Top Six Security and Risk Management Trends

Top Six Security and Risk Management Trends
Depositphotos

Business leaders are becoming increasingly conscious of the impact cybersecurity can have on business outcomes. Gartner said that security leaders should harness this increased support and take advantage of six emerging trends, to improve their organization’s resilience while elevating their own standing.

1. Senior Business Executives Are Finally Becoming Aware That Cybersecurity Has a Significant Impact on the Ability to Achieve Business Goals and Protect Corporate Reputation.

IT security is a board-level topic and an essential part of any solid digital business strategy. Business leaders have not always been receptive to this message, but a recent string of high-profile incidents have changed sentiment. Prominent examples include an Equifax data breach that cost the CEO, CIO and CSO their jobs; a WannaCry attack that caused worldwide damage estimated at between $1.5 to $4.0 billion, and Verizon's recent $350 million discount on its purchase of Yahoo! as a result of the latter's data breach.

2. Legal and Regulatory Mandates on Data Protection Practices Are Impacting Digital Business Plans and Demanding Increased Emphasis on Data Liabilities.

Customer data is the lifeblood of ever-expanding digital business services. Incidents such as the recent Cambridge Analytica scandal or the Equifax breach illustrate the extreme business risks inherent to handling this data. Moreover, the regulatory and legal environment is getting ever more complex, with Europe's GDPR the latest example. At the same time, the potential penalties for failing to protect data properly have increased exponentially. In the U.S., the number of organizations that suffered data breaches due to hacking increased from under 100 in 2008 to over 600 in 2016.

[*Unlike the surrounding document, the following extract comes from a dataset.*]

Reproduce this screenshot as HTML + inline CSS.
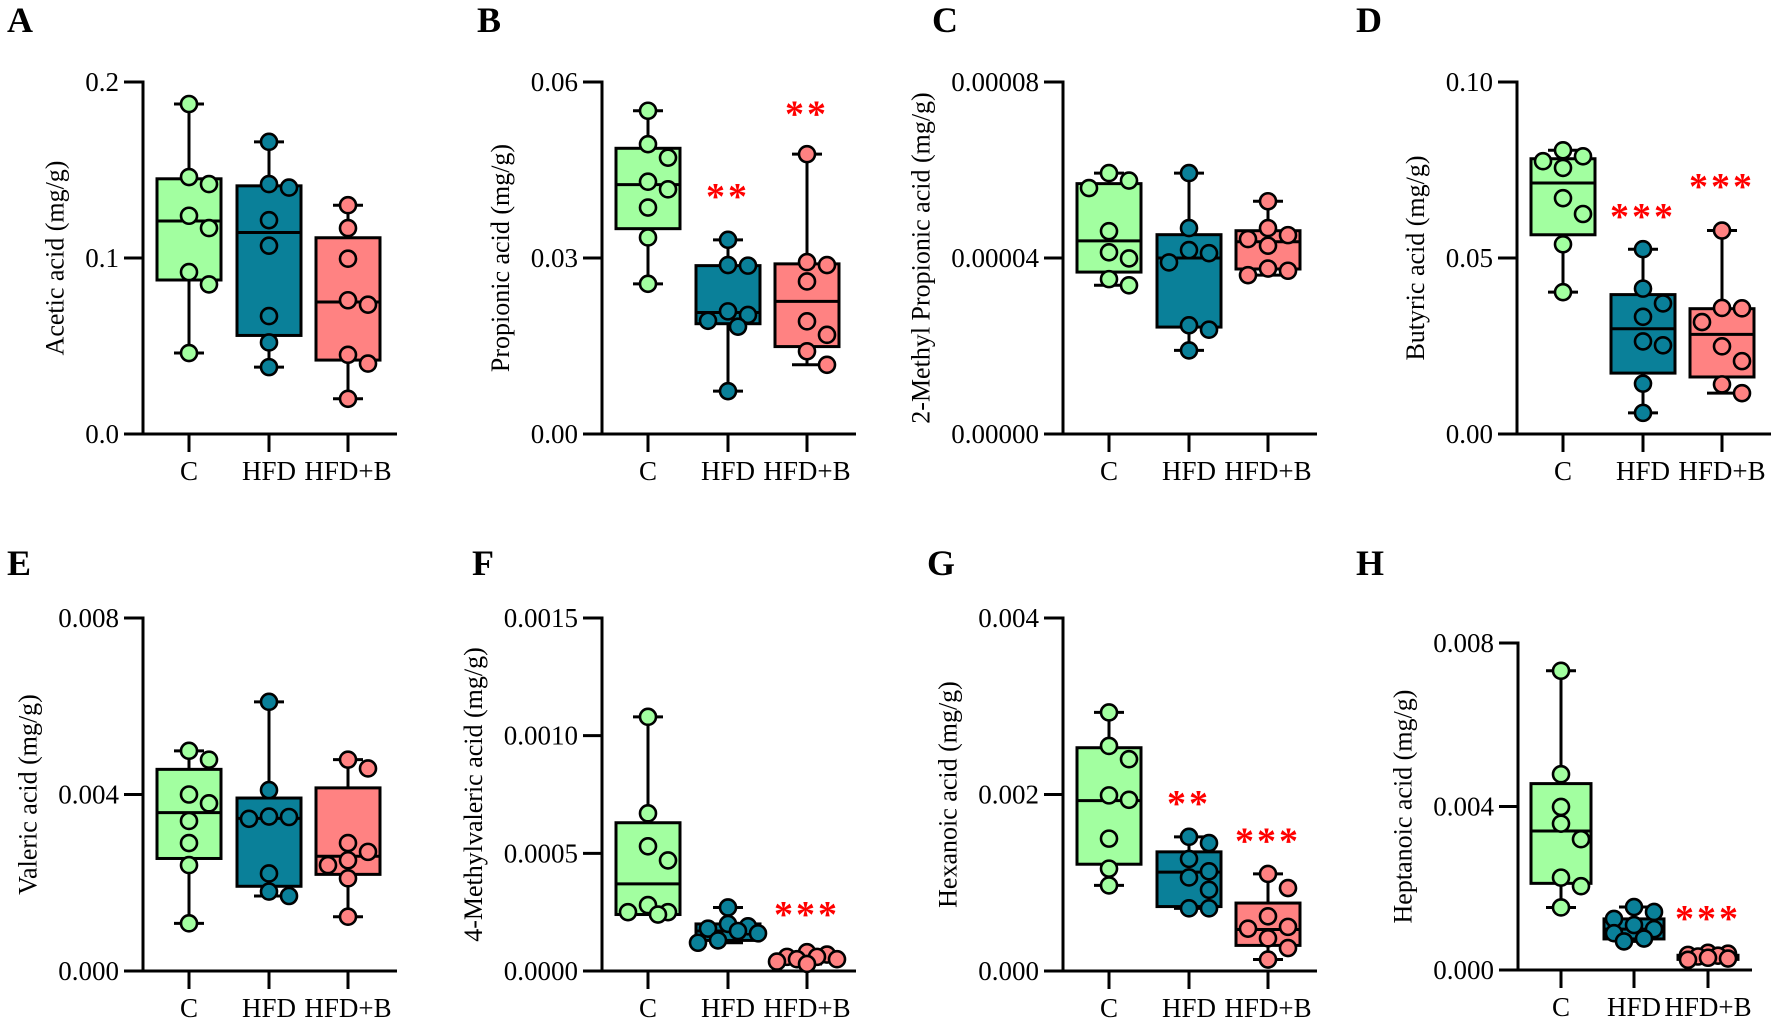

3. Security Products Are Rapidly Exploiting Cloud Delivery to Provide More-Agile Solutions.
New detections technologies, activities and authentication models require vast amounts of data that can quickly overwhelm current on-premises security solutions. This is driving a rapid shift toward cloud-delivered security products. These are more capable of using the data in near real time to provide more-agile and adaptive solutions.

4. Machine Learning Is Providing Value in Simple Tasks and Elevating Suspicious Events for Human Analysis.
The shift to the cloud creates opportunities to exploit ML to solve multiple security issues, such as adaptive authentication, insider threats, malware and advanced attackers. Gartner predicts that by 2025, ML will be a normal part of security solutions and will offset ever-increasing skills and staffing shortages. But not all ML is of equal value.

5. Security Buying Decisions Are Increasingly Based on Geopolitical Factors Along With Traditional Buying Considerations.
Increased levels of cyber warfare, cyber political interference, and government demands for backdoor access to software and services have resulted in new geopolitical risks in software and infrastructure buying decisions. Recent government bans against Russian and Chinese firms are obvious examples of this trend.

6. Dangerous Concentrations of Digital Power Are Driving Decentralization Efforts at Several Levels in the Ecosystem.
The internet is driving a wave of centralization, one obvious example of which is cloud computing. While there are many benefits (some outlined above), a good security team should be accounting for the risks too.